** START OF Information shown **

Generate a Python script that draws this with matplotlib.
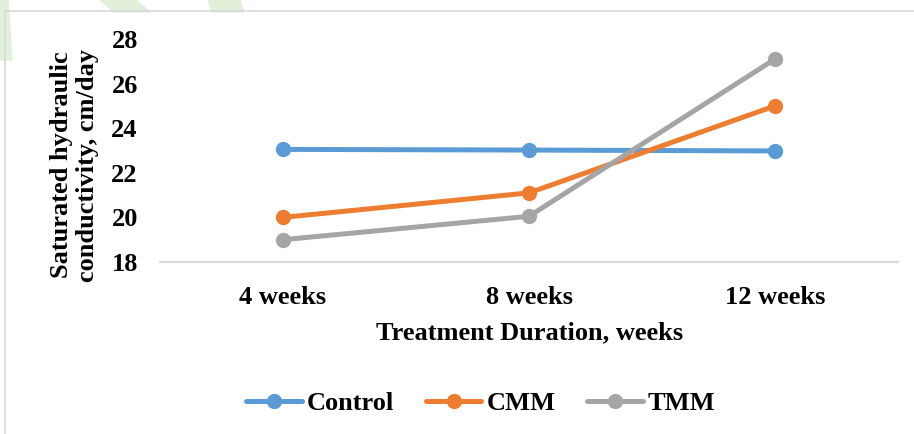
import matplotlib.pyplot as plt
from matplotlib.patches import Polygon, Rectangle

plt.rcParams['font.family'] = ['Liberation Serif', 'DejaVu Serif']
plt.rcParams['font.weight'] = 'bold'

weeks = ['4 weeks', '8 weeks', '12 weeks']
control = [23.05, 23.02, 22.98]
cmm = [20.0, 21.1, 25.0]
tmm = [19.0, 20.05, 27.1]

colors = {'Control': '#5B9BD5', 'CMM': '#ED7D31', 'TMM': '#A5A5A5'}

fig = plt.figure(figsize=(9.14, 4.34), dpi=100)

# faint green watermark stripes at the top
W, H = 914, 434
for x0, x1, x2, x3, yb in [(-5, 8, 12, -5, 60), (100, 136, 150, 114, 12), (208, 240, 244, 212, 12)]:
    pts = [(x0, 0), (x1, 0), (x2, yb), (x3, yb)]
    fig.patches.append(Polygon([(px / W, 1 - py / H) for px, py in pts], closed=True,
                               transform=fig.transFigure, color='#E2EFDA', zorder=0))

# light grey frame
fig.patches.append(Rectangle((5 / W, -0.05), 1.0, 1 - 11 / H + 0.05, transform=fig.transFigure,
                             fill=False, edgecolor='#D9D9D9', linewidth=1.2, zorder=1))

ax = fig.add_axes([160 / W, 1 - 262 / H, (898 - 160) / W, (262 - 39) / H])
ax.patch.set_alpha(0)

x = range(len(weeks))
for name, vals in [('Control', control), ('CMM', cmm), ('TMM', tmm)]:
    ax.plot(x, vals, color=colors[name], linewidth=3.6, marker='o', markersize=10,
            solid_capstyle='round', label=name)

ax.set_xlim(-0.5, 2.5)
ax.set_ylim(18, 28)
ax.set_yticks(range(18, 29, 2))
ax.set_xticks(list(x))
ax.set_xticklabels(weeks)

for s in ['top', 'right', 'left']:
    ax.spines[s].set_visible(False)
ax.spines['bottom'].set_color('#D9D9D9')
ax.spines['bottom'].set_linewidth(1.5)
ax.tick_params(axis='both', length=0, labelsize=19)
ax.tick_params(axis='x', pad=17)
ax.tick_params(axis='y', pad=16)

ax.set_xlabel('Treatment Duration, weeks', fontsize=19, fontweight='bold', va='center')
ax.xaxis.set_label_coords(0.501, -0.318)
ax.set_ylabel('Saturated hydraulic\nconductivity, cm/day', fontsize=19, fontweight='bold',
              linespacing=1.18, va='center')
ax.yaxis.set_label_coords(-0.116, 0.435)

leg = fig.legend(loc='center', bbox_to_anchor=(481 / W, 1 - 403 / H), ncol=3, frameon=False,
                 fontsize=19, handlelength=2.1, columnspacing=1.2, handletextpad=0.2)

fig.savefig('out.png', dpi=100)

** END OF Information shown **
** START OF Information shown **

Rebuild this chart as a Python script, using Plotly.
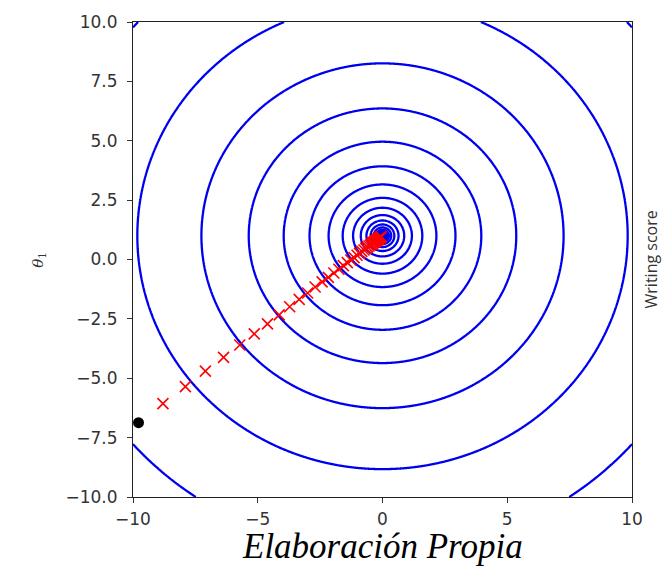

** END OF Information shown **

Required task. Out of the records above, set down only the lines from the one that contains "Generate a Python" through the one that contains "fig = plt.figure(figsize=(9.14, 4.34), dpi=100)", unchanged and without the pictures.

Response for this exercise.
Generate a Python script that draws this with matplotlib.
import matplotlib.pyplot as plt
from matplotlib.patches import Polygon, Rectangle

plt.rcParams['font.family'] = ['Liberation Serif', 'DejaVu Serif']
plt.rcParams['font.weight'] = 'bold'

weeks = ['4 weeks', '8 weeks', '12 weeks']
control = [23.05, 23.02, 22.98]
cmm = [20.0, 21.1, 25.0]
tmm = [19.0, 20.05, 27.1]

colors = {'Control': '#5B9BD5', 'CMM': '#ED7D31', 'TMM': '#A5A5A5'}

fig = plt.figure(figsize=(9.14, 4.34), dpi=100)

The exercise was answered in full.